→ Task
Extract, in full, the lines below, beginning at the first and ending with the line that contains "W, H = 711, 248". Pictures do not belong in the copy.

→ Provided data

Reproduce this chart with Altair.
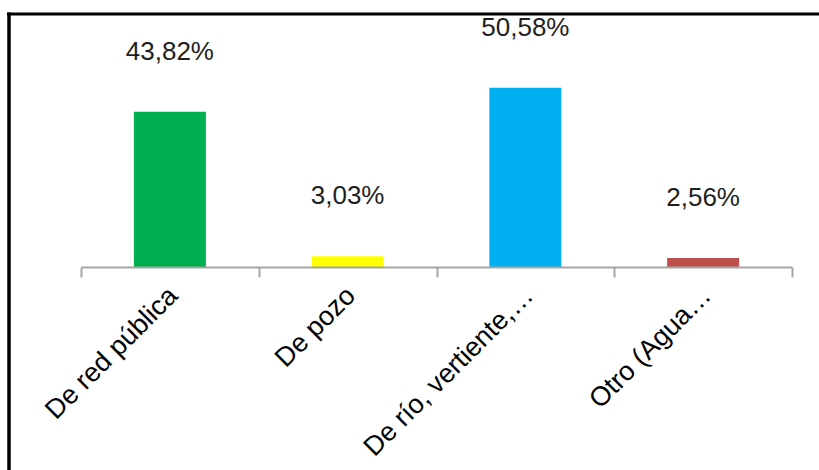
import altair as alt
import pandas as pd

categories = ["De red pública", "De pozo", "De río, vertiente,…", "Otro (Agua…"]
values = [43.82, 3.03, 50.58, 2.56]
labels = ["43,82%", "3,03%", "50,58%", "2,56%"]
colors = ["#00B050", "#FFFF00", "#00B0F0", "#C0504D"]

df = pd.DataFrame({"cat": categories, "val": values, "lab": labels, "col": colors})

W, H = 711, 248

x = alt.X("cat:N", sort=categories, title=None,
          scale=alt.Scale(paddingInner=0, paddingOuter=0),
          axis=alt.Axis(labelAngle=-45, labelFontSize=27, labelFont="Liberation Sans",
                        labelFontWeight=500,
                        labelColor="#000000", tickBand="extent", tickSize=10,
                        tickWidth=2, domainWidth=2, domainColor="#A6A6A6",
                        tickColor="#A6A6A6", labelPadding=5, labelOffset=-6,
                        zindex=1, labelLimit=400))
y = alt.Y("val:Q", scale=alt.Scale(domain=[0, 70]), axis=None)

bars = alt.Chart(df).mark_bar(size=72).encode(
    x=x, y=y, color=alt.Color("col:N", scale=None))

text = alt.Chart(df).mark_text(dy=-60, fontSize=26, font="Liberation Sans",
                               color="#1F1F1F", baseline="middle").encode(
    x=alt.X("cat:N", sort=categories), y="val:Q", text="lab:N")

frame_data = pd.DataFrame({"k": [0]})
top_rule = alt.Chart(frame_data).mark_rule(color="#000000", strokeWidth=3).encode(
    x=alt.value(-74), x2=alt.value(740), y=alt.value(-5))
left_rule = alt.Chart(frame_data).mark_rule(color="#000000", strokeWidth=3.5).encode(
    x=alt.value(-72), y=alt.value(-6.5), y2=alt.value(455))

chart = alt.layer(bars, text, top_rule, left_rule).properties(
    width=W, height=H,
    autosize=alt.AutoSizeParams(type="none"),
    padding={"left": 81, "top": 19, "right": 27, "bottom": 203},
    background="#FFFFFF",
).configure_view(stroke=None)

chart.save("out.html", embed_options={"renderer": "svg", "actions": False})
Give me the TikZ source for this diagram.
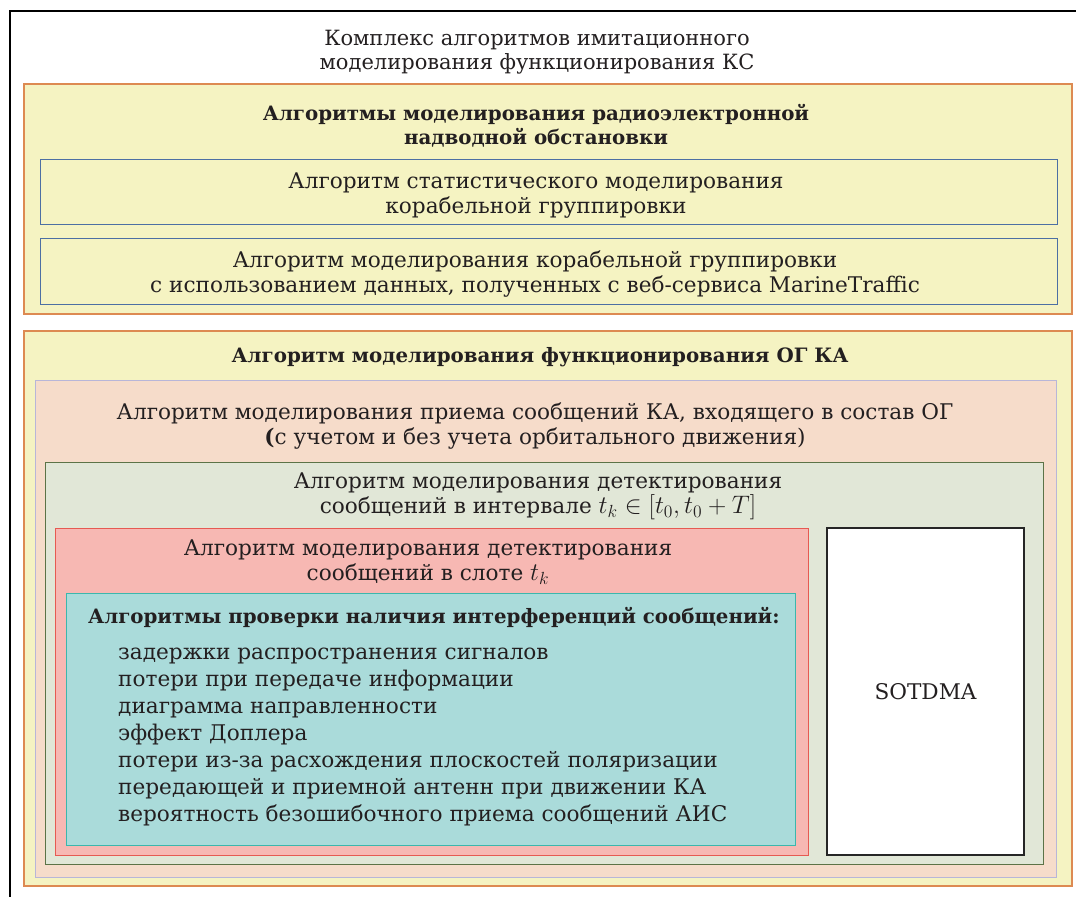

→ Result for this exercise
Reproduce this chart with Altair.
import altair as alt
import pandas as pd

categories = ["De red pública", "De pozo", "De río, vertiente,…", "Otro (Agua…"]
values = [43.82, 3.03, 50.58, 2.56]
labels = ["43,82%", "3,03%", "50,58%", "2,56%"]
colors = ["#00B050", "#FFFF00", "#00B0F0", "#C0504D"]

df = pd.DataFrame({"cat": categories, "val": values, "lab": labels, "col": colors})

W, H = 711, 248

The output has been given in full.